The lady’s-slippers, however, are really social compared with the arbutus. Here is a flower that is naturally tribal,—bound together by common root-stalks, trailing shrubby plants that seem free to possess the earth. They were doubtless here in the soil before the Pilgrim came. The angels planted them, I am sure, for they smell of a celestial garden. The paths of heaven are carpeted with them, not paved with gold. But something is the matter with this earthly soil. They grow just where they were originally planted and nowhere else. There was a patch set in the woods three quarters of a mile, as the crow flies, from my front door. That was several millenniums ago. It is there still, a patch as big as my hat. There are other scattered bits of it beyond, but none any nearer to me, yet the soil seems the same, and there are woods all the way between.

Were it as common as the violet, perhaps some of its sweetness would be lost upon us. After all, the heavenly streets may be paved with gold, and instead of a carpet of arbutus, we shall find patches of it only, hidden away under the fallen leaves of the Elysian groves. For we shall need to get out of even the celestial city into the open fields and woods, and I can think of nothing so likely to draw us away from our mansions and beyond the pearly gates as the chance to go “May-flowering.”

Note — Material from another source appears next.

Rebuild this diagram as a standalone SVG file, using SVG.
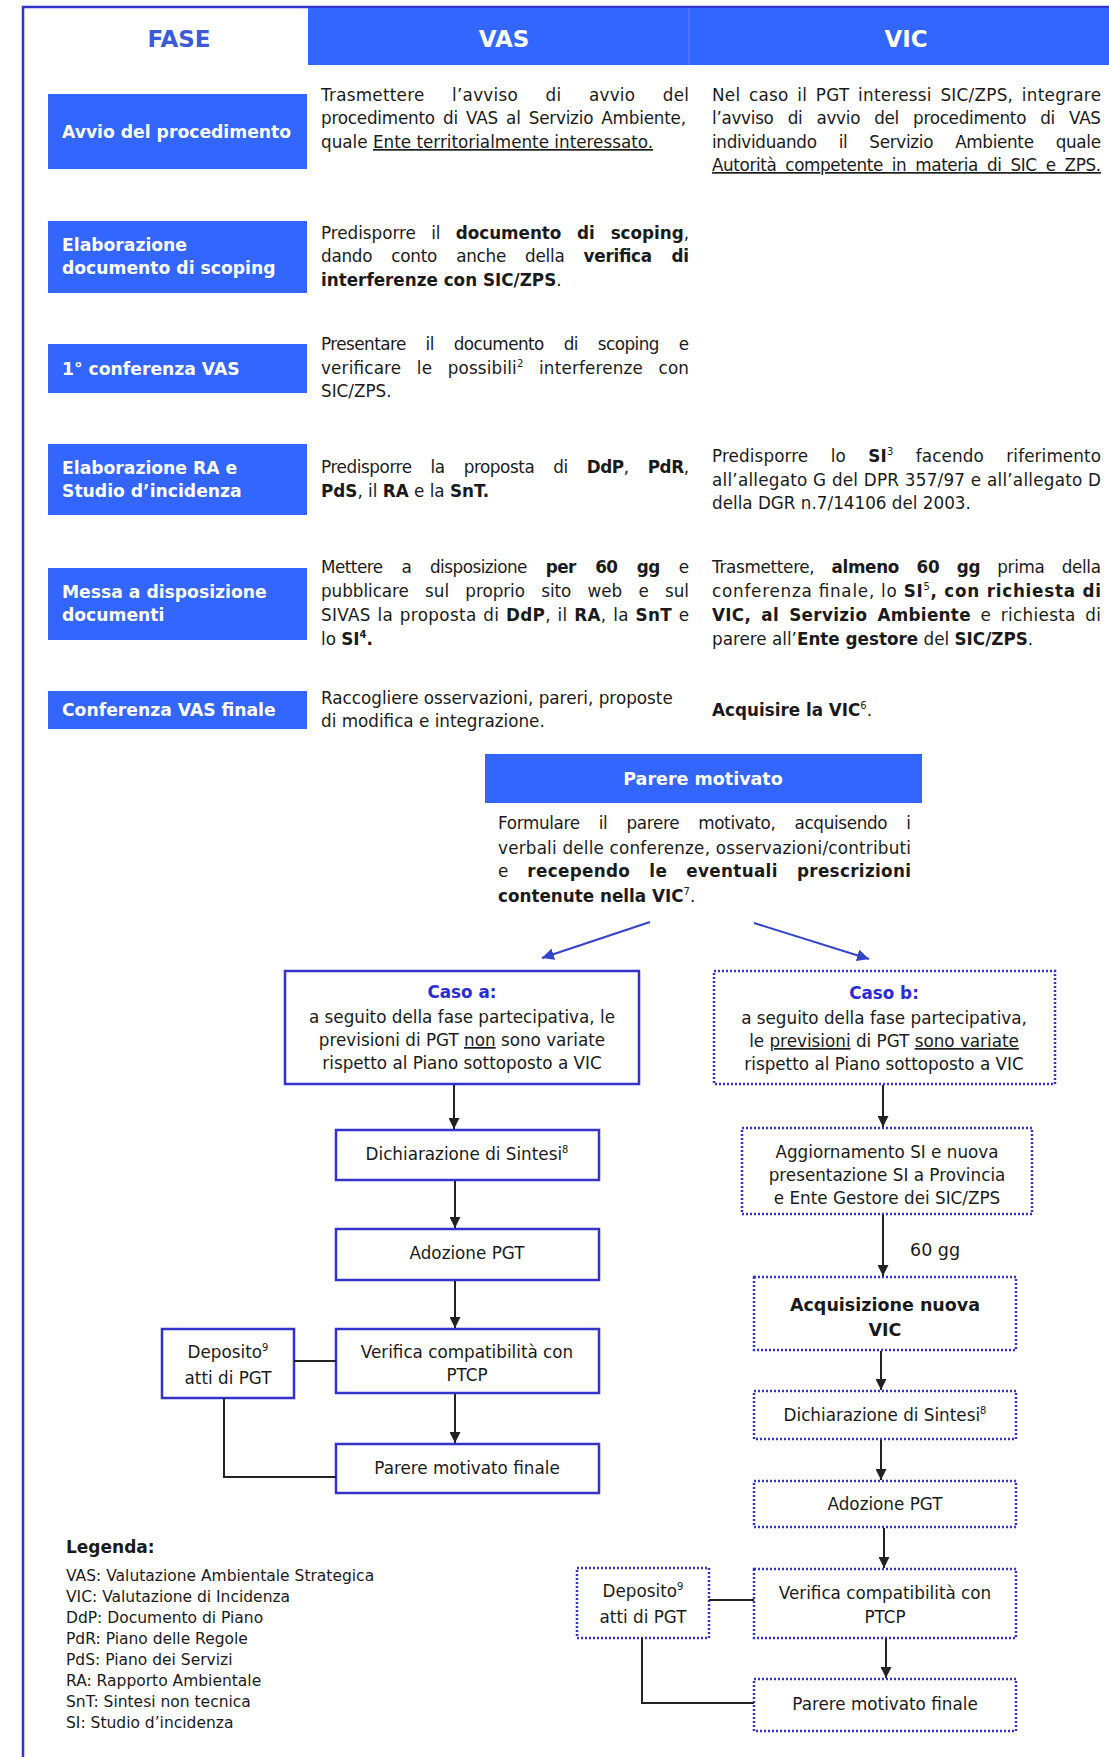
<svg xmlns="http://www.w3.org/2000/svg" width="1109" height="1757" viewBox="0 0 1109 1757">
<style>
text{font-family:"DejaVu Sans",Verdana,sans-serif;font-size:16.8px;fill:#1a1a1a}
.b{font-weight:bold}
.u{text-decoration:underline}
.s{font-size:10px}
.ph{font-weight:bold;fill:#fff;font-size:17.2px}
.hd{font-size:23px;font-weight:bold;fill:#fff}
.phb{fill:#3366ff}
.box{fill:#fff;stroke:#3333cc;stroke-width:2.5}
.dot{fill:#fff;stroke:#3333cc;stroke-width:2.5;stroke-dasharray:2 2}
.con{stroke:#222;stroke-width:2;fill:none}
.bl{stroke:#3344cc;stroke-width:2;fill:none}
.c{text-anchor:middle}
.cs{font-weight:bold;fill:#2b2bd6}
.lg{font-size:15.5px}
</style>
<defs>
<marker id="ah" viewBox="0 0 10 10" refX="10" refY="5" markerWidth="11" markerHeight="11" markerUnits="userSpaceOnUse" orient="auto"><path d="M0,0 L10,5 L0,10 z" fill="#222"/></marker>
<marker id="ahb" viewBox="0 0 10 10" refX="10" refY="5" markerWidth="12" markerHeight="12" markerUnits="userSpaceOnUse" orient="auto"><path d="M0,0 L10,5 L0,10 z" fill="#3344cc"/></marker>
</defs>
<rect width="1109" height="1757" fill="#fff"/>
<path d="M1109,7 H23 V1757" fill="none" stroke="#3333cc" stroke-width="2.5"/>

<g id="header">
<rect x="308" y="8" width="801" height="57" fill="#3366ff"/>
<line x1="689" y1="8" x2="689" y2="65" stroke="#5c82ff" stroke-width="1"/>
<text x="179" y="47" class="hd c" style="fill:#3b5bdb">FASE</text>
<text x="504" y="47" class="hd c">VAS</text>
<text x="906" y="47" class="hd c">VIC</text>
</g>

<g id="phase-avvio">
<rect x="48" y="94" width="259" height="75" class="phb"/>
<text x="62" y="138" class="ph">Avvio del procedimento</text>
</g>
<g id="phase-scoping">
<rect x="48" y="221" width="259" height="72" class="phb"/>
<text x="62" y="251" class="ph">Elaborazione</text>
<text x="62" y="274" class="ph">documento di scoping</text>
</g>
<g id="phase-conf1">
<rect x="48" y="344" width="259" height="49" class="phb"/>
<text x="62" y="375" class="ph">1° conferenza VAS</text>
</g>
<g id="phase-ra">
<rect x="48" y="444" width="259" height="71" class="phb"/>
<text x="62" y="474" class="ph">Elaborazione RA e</text>
<text x="62" y="497" class="ph">Studio d’incidenza</text>
</g>
<g id="phase-messa">
<rect x="48" y="568" width="259" height="72" class="phb"/>
<text x="62" y="598" class="ph">Messa a disposizione</text>
<text x="62" y="621" class="ph">documenti</text>
</g>
<g id="phase-finale">
<rect x="48" y="691" width="259" height="38" class="phb"/>
<text x="62" y="716" class="ph">Conferenza VAS finale</text>
</g>

<g id="vas-text">
<text x="321" y="101" textLength="368" lengthAdjust="spacing" style="word-spacing:22px">Trasmettere l’avviso di avvio del</text>
<text x="321" y="124" textLength="365" lengthAdjust="spacing" style="word-spacing:3px">procedimento di VAS al Servizio Ambiente,</text>
<text x="321" y="148">quale <tspan class="u">Ente territorialmente interessato.</tspan></text>

<text x="321" y="239" textLength="368" lengthAdjust="spacing" style="word-spacing:10px">Predisporre il <tspan class="b">documento di scoping</tspan>,</text>
<text x="321" y="262" textLength="368" lengthAdjust="spacing" style="word-spacing:14px">dando conto anche della <tspan class="b">verifica di</tspan></text>
<text x="321" y="286"><tspan class="b">interferenze con SIC/ZPS</tspan>.</text>

<text x="321" y="350" textLength="368" lengthAdjust="spacing" style="word-spacing:15px">Presentare il documento di scoping e</text>
<text x="321" y="374" textLength="368" lengthAdjust="spacing" style="word-spacing:10px">verificare le possibili<tspan class="s" dy="-7">2</tspan><tspan dy="7"> interferenze con</tspan></text>
<text x="321" y="397">SIC/ZPS.</text>

<text x="321" y="473" textLength="368" lengthAdjust="spacing" style="word-spacing:14px">Predisporre la proposta di <tspan class="b">DdP</tspan>, <tspan class="b">PdR</tspan>,</text>
<text x="321" y="497"><tspan class="b">PdS</tspan>, il <tspan class="b">RA</tspan> e la <tspan class="b">SnT.</tspan></text>

<text x="321" y="573" textLength="368" lengthAdjust="spacing" style="word-spacing:14px">Mettere a disposizione <tspan class="b">per 60 gg</tspan> e</text>
<text x="321" y="597" textLength="368" lengthAdjust="spacing" style="word-spacing:11px">pubblicare sul proprio sito web e sul</text>
<text x="321" y="621" textLength="368" lengthAdjust="spacing" style="word-spacing:1px">SIVAS la proposta di <tspan class="b">DdP</tspan>, il <tspan class="b">RA</tspan>, la <tspan class="b">SnT</tspan> e</text>
<text x="321" y="645">lo <tspan class="b">SI</tspan><tspan class="s b" dy="-7">4</tspan><tspan dy="7" class="b">.</tspan></text>

<text x="321" y="704">Raccogliere osservazioni, pareri, proposte</text>
<text x="321" y="727">di modifica e integrazione.</text>
</g>

<g id="vic-text">
<text x="712" y="101" textLength="389" lengthAdjust="spacing" style="word-spacing:3px">Nel caso il PGT interessi SIC/ZPS, integrare</text>
<text x="712" y="124" textLength="389" lengthAdjust="spacing" style="word-spacing:9px">l’avviso di avvio del procedimento di VAS</text>
<text x="712" y="148" textLength="389" lengthAdjust="spacing" style="word-spacing:17px">individuando il Servizio Ambiente quale</text>
<text x="712" y="171" textLength="389" lengthAdjust="spacing" class="u" style="word-spacing:4px">Autorità competente in materia di SIC e ZPS.</text>

<text x="712" y="462" textLength="389" lengthAdjust="spacing" style="word-spacing:17px">Predisporre lo <tspan class="b">SI</tspan><tspan class="s" dy="-7">3</tspan><tspan dy="7"> facendo riferimento</tspan></text>
<text x="712" y="486" textLength="389" lengthAdjust="spacing">all’allegato G del DPR 357/97 e all’allegato D</text>
<text x="712" y="509">della DGR n.7/14106 del 2003.</text>

<text x="712" y="573" textLength="389" lengthAdjust="spacing" style="word-spacing:12px">Trasmettere, <tspan class="b">almeno 60 gg</tspan> prima della</text>
<text x="712" y="597" textLength="389" lengthAdjust="spacing">conferenza finale, lo <tspan class="b">SI</tspan><tspan class="s" dy="-7">5</tspan><tspan class="b" dy="7">, con richiesta di</tspan></text>
<text x="712" y="621" textLength="389" lengthAdjust="spacing" style="word-spacing:4px"><tspan class="b">VIC, al Servizio Ambiente</tspan> e richiesta di</text>
<text x="712" y="645">parere all’<tspan class="b">Ente gestore</tspan> del <tspan class="b">SIC/ZPS</tspan>.</text>

<text x="712" y="716"><tspan class="b">Acquisire la VIC</tspan><tspan class="s" dy="-7">6</tspan><tspan dy="7">.</tspan></text>
</g>

<g id="parere-motivato">
<rect x="485" y="754" width="437" height="49" class="phb"/>
<text x="703" y="785" class="ph c" style="font-size:17.5px">Parere motivato</text>
<text x="498" y="829" textLength="413" lengthAdjust="spacing" style="word-spacing:14px">Formulare il parere motivato, acquisendo i</text>
<text x="498" y="854" textLength="413" lengthAdjust="spacing">verbali delle conferenze, osservazioni/contributi</text>
<text x="498" y="877" textLength="413" lengthAdjust="spacing" style="word-spacing:13px">e <tspan class="b">recependo le eventuali prescrizioni</tspan></text>
<text x="498" y="902"><tspan class="b">contenute nella VIC</tspan><tspan class="s" dy="-7">7</tspan><tspan dy="7">.</tspan></text>
</g>

<g id="caso-a">
<rect x="285" y="971" width="354" height="113" class="box"/>
<text x="462" y="998" class="c cs">Caso a:</text>
<text x="462" y="1023" class="c">a seguito della fase partecipativa, le</text>
<text x="462" y="1046" class="c">previsioni di PGT <tspan class="u">non</tspan> sono variate</text>
<text x="462" y="1069" class="c">rispetto al Piano sottoposto a VIC</text>
</g>
<g id="dichiarazione-a">
<rect x="336" y="1130" width="263" height="50" class="box"/>
<text x="467" y="1160" class="c">Dichiarazione di Sintesi<tspan class="s" dy="-7">8</tspan></text>
</g>
<g id="adozione-a">
<rect x="336" y="1229" width="263" height="51" class="box"/>
<text x="467" y="1259" class="c">Adozione PGT</text>
</g>
<g id="verifica-a">
<rect x="336" y="1329" width="263" height="64" class="box"/>
<text x="467" y="1358" class="c">Verifica compatibilità con</text>
<text x="467" y="1381" class="c">PTCP</text>
</g>
<g id="deposito-a">
<rect x="162" y="1329" width="132" height="69" class="box"/>
<text x="228" y="1358" class="c">Deposito<tspan class="s" dy="-7">9</tspan></text>
<text x="228" y="1384" class="c">atti di PGT</text>
</g>
<g id="parere-finale-a">
<rect x="336" y="1444" width="263" height="49" class="box"/>
<text x="467" y="1474" class="c">Parere motivato finale</text>
</g>

<g id="caso-b">
<rect x="714" y="971" width="341" height="113" class="dot"/>
<text x="884" y="999" class="c cs">Caso b:</text>
<text x="884" y="1024" class="c">a seguito della fase partecipativa,</text>
<text x="884" y="1047" class="c">le <tspan class="u">previsioni</tspan> di PGT <tspan class="u">sono variate</tspan></text>
<text x="884" y="1070" class="c">rispetto al Piano sottoposto a VIC</text>
</g>
<g id="aggiornamento-b">
<rect x="742" y="1128" width="290" height="86" class="dot"/>
<text x="887" y="1158" class="c">Aggiornamento SI e nuova</text>
<text x="887" y="1181" class="c">presentazione SI a Provincia</text>
<text x="887" y="1204" class="c">e Ente Gestore dei SIC/ZPS</text>
</g>
<g id="acquisizione-b">
<rect x="754" y="1277" width="262" height="73" class="dot"/>
<text x="885" y="1311" class="c b" style="font-size:17.5px">Acquisizione nuova</text>
<text x="885" y="1336" class="c b" style="font-size:17.5px">VIC</text>
</g>
<g id="dichiarazione-b">
<rect x="754" y="1391" width="262" height="48" class="dot"/>
<text x="885" y="1421" class="c">Dichiarazione di Sintesi<tspan class="s" dy="-7">8</tspan></text>
</g>
<g id="adozione-b">
<rect x="754" y="1481" width="262" height="46" class="dot"/>
<text x="885" y="1510" class="c">Adozione PGT</text>
</g>
<g id="verifica-b">
<rect x="754" y="1569" width="262" height="69" class="dot"/>
<text x="885" y="1599" class="c">Verifica compatibilità con</text>
<text x="885" y="1623" class="c">PTCP</text>
</g>
<g id="deposito-b">
<rect x="577" y="1568" width="132" height="70" class="dot"/>
<text x="643" y="1597" class="c">Deposito<tspan class="s" dy="-7">9</tspan></text>
<text x="643" y="1623" class="c">atti di PGT</text>
</g>
<g id="parere-finale-b">
<rect x="754" y="1679" width="262" height="52" class="dot"/>
<text x="885" y="1710" class="c">Parere motivato finale</text>
</g>

<g id="connectors">
<line x1="650" y1="922" x2="542" y2="958" class="bl" marker-end="url(#ahb)"/>
<line x1="754" y1="923" x2="869" y2="959" class="bl" marker-end="url(#ahb)"/>
<line x1="454" y1="1085" x2="454" y2="1129" class="con" marker-end="url(#ah)"/>
<line x1="455" y1="1181" x2="455" y2="1228" class="con" marker-end="url(#ah)"/>
<line x1="455" y1="1281" x2="455" y2="1328" class="con" marker-end="url(#ah)"/>
<line x1="294" y1="1361" x2="336" y2="1361" class="con"/>
<line x1="455" y1="1394" x2="455" y2="1443" class="con" marker-end="url(#ah)"/>
<path d="M224,1398 V1477 H336" class="con"/>
<line x1="883" y1="1085" x2="883" y2="1127" class="con" marker-end="url(#ah)"/>
<line x1="883" y1="1215" x2="883" y2="1276" class="con" marker-end="url(#ah)"/>
<text x="910" y="1256" style="font-size:17.5px">60 gg</text>
<line x1="881" y1="1351" x2="881" y2="1390" class="con" marker-end="url(#ah)"/>
<line x1="881" y1="1440" x2="881" y2="1480" class="con" marker-end="url(#ah)"/>
<line x1="884" y1="1528" x2="884" y2="1568" class="con" marker-end="url(#ah)"/>
<line x1="709" y1="1600" x2="754" y2="1600" class="con"/>
<line x1="886" y1="1639" x2="886" y2="1678" class="con" marker-end="url(#ah)"/>
<path d="M642,1638 V1703 H754" class="con"/>
</g>

<g id="legenda">
<text x="66" y="1553" class="b" style="font-size:17px">Legenda:</text>
<text x="66" y="1581" class="lg">VAS: Valutazione Ambientale Strategica</text>
<text x="66" y="1602" class="lg">VIC: Valutazione di Incidenza</text>
<text x="66" y="1623" class="lg">DdP: Documento di Piano</text>
<text x="66" y="1644" class="lg">PdR: Piano delle Regole</text>
<text x="66" y="1665" class="lg">PdS: Piano dei Servizi</text>
<text x="66" y="1686" class="lg">RA: Rapporto Ambientale</text>
<text x="66" y="1707" class="lg">SnT: Sintesi non tecnica</text>
<text x="66" y="1728" class="lg">SI: Studio d’incidenza</text>
</g>
</svg>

And, even here below, among the unransomed souls of Boston, when Mayflower-time arrives, you may see young men and maidens, children and grandfathers, trooping out to the woods for a handful of the flowers. And up from the Cape, to those who cannot go into the woods, the flowers, themselves, come,—tight, naked bunches, stripped of all but the pink of their faces and the sweet of their souls. They possess every quarter of the city. Jew and Gentile sell them, Greek and Barbarian buy them, as they buy and sell no other wild flower.

Why, then, is it not the arbutus, instead of the shad-bush, that spells for me the spring? I don’t know; unless it is because the shad-bush takes deeper hold upon my imagination. It certainly is not its form, or color, or fragrance,—though it has grace,—an airy, misty, half-substantial shape, a wraith in the leafless woods; it has odor, too, and color. But it is something more than all of these that the soft blowing shad-bush means to me. Perhaps the something is in its name,—because it links my inland round with the round of the sea; and because it links this present narrowing round with the wide-winging round of the past.

At the sign of the shad-bush I know the fish are running,—the sturgeon up the Delaware; the shad into Cohansey Creek; and through Five-Forks Sluice, these soft, stirring nights, I know the catfish are slipping. Is there any boy now in Lupton’s Meadows to watch them come? to listen in the moonlit quiet for the splash, splash, as the fish pass up through the main ditch toward the dam?